DIRECTION. From the first line of the data below through the line bearing "group_labels = [str(g) for g in groups]", reproduce each line exactly; do not include pictures.
* * * * * * *
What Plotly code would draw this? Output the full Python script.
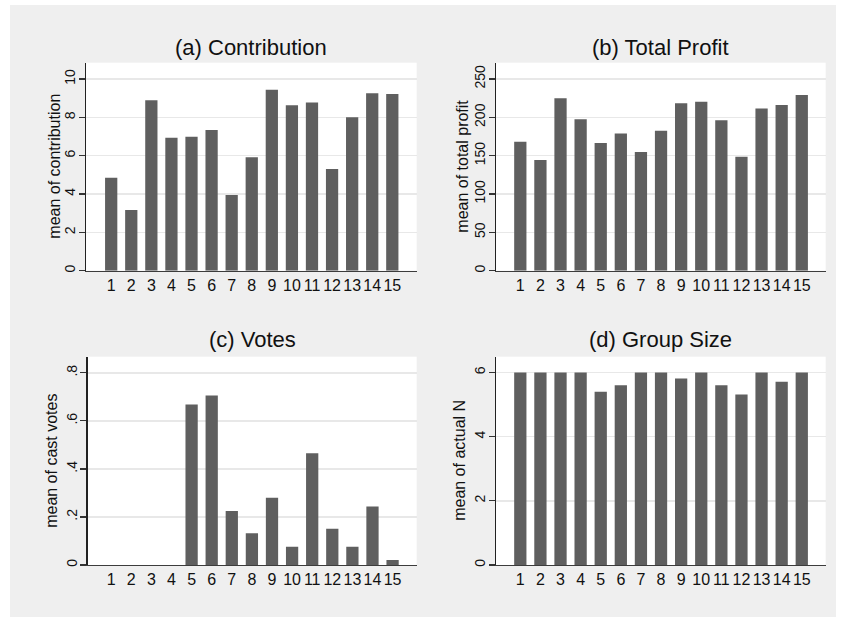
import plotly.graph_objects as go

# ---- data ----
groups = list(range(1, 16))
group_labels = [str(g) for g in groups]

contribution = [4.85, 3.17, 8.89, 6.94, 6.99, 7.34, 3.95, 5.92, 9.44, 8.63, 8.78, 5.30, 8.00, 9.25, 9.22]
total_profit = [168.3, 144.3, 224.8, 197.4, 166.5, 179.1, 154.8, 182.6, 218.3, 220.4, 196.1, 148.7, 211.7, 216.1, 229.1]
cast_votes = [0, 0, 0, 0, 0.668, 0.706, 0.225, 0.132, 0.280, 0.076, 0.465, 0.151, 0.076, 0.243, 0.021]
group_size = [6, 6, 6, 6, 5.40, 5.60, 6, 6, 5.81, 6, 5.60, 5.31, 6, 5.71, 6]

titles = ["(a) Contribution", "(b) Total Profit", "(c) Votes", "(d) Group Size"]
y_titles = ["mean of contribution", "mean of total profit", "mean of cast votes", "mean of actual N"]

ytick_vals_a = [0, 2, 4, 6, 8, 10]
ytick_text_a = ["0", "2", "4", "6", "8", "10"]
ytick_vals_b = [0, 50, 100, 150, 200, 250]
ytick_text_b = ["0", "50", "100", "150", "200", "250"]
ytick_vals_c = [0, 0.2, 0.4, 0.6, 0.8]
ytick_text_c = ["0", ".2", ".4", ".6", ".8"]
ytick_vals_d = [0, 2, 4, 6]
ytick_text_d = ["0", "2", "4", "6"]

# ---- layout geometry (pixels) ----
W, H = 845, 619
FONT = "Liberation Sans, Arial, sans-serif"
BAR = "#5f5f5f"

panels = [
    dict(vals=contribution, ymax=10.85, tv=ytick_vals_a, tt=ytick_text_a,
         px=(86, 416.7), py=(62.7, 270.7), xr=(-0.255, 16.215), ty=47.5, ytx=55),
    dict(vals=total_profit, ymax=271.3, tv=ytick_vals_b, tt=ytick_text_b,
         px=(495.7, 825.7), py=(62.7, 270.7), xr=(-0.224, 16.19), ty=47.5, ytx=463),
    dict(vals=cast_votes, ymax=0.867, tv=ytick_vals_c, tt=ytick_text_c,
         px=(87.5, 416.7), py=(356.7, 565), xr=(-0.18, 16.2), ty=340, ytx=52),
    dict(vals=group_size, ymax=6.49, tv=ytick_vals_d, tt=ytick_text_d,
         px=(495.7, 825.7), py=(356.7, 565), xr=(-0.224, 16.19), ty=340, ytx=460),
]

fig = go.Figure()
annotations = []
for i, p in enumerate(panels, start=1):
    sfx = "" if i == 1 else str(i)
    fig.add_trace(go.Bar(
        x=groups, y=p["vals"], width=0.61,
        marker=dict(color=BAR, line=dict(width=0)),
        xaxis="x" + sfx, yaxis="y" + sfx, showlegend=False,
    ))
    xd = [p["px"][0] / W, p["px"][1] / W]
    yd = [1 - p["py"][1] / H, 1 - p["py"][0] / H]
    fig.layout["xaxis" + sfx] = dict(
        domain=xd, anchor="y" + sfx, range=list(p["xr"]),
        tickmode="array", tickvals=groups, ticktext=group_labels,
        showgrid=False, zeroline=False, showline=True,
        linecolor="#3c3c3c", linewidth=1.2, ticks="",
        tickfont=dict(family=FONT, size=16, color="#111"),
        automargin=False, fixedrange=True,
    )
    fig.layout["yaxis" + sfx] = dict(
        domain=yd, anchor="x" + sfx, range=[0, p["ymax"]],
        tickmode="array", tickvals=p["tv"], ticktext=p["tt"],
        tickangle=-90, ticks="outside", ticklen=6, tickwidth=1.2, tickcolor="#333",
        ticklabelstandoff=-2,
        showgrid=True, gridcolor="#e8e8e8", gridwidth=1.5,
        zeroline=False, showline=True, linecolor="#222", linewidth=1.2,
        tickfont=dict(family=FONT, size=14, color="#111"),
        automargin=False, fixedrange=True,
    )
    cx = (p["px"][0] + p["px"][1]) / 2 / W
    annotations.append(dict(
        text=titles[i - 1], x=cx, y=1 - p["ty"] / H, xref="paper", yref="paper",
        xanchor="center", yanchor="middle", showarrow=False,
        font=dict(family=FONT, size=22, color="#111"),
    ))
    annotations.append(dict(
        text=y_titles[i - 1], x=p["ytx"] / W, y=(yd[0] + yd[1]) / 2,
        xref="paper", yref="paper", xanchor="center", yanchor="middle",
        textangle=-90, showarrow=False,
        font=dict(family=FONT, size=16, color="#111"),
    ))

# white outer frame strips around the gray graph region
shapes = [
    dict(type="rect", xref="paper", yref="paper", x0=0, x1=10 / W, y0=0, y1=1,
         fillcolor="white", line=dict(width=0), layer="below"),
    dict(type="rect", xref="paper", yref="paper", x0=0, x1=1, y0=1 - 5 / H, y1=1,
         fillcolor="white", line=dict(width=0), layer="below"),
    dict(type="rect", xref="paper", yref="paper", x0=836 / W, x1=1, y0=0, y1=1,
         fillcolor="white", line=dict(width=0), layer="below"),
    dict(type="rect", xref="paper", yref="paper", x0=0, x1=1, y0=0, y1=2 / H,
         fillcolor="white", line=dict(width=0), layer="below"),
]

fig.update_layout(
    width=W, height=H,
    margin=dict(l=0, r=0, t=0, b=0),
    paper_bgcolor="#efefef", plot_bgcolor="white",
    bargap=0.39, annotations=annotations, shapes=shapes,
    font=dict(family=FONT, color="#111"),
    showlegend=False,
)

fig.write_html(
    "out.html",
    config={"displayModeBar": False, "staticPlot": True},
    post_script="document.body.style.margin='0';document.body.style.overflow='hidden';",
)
* * * * * * *
OUTPUT FOR THIS EXERCISE.
What Plotly code would draw this? Output the full Python script.
import plotly.graph_objects as go

# ---- data ----
groups = list(range(1, 16))
group_labels = [str(g) for g in groups]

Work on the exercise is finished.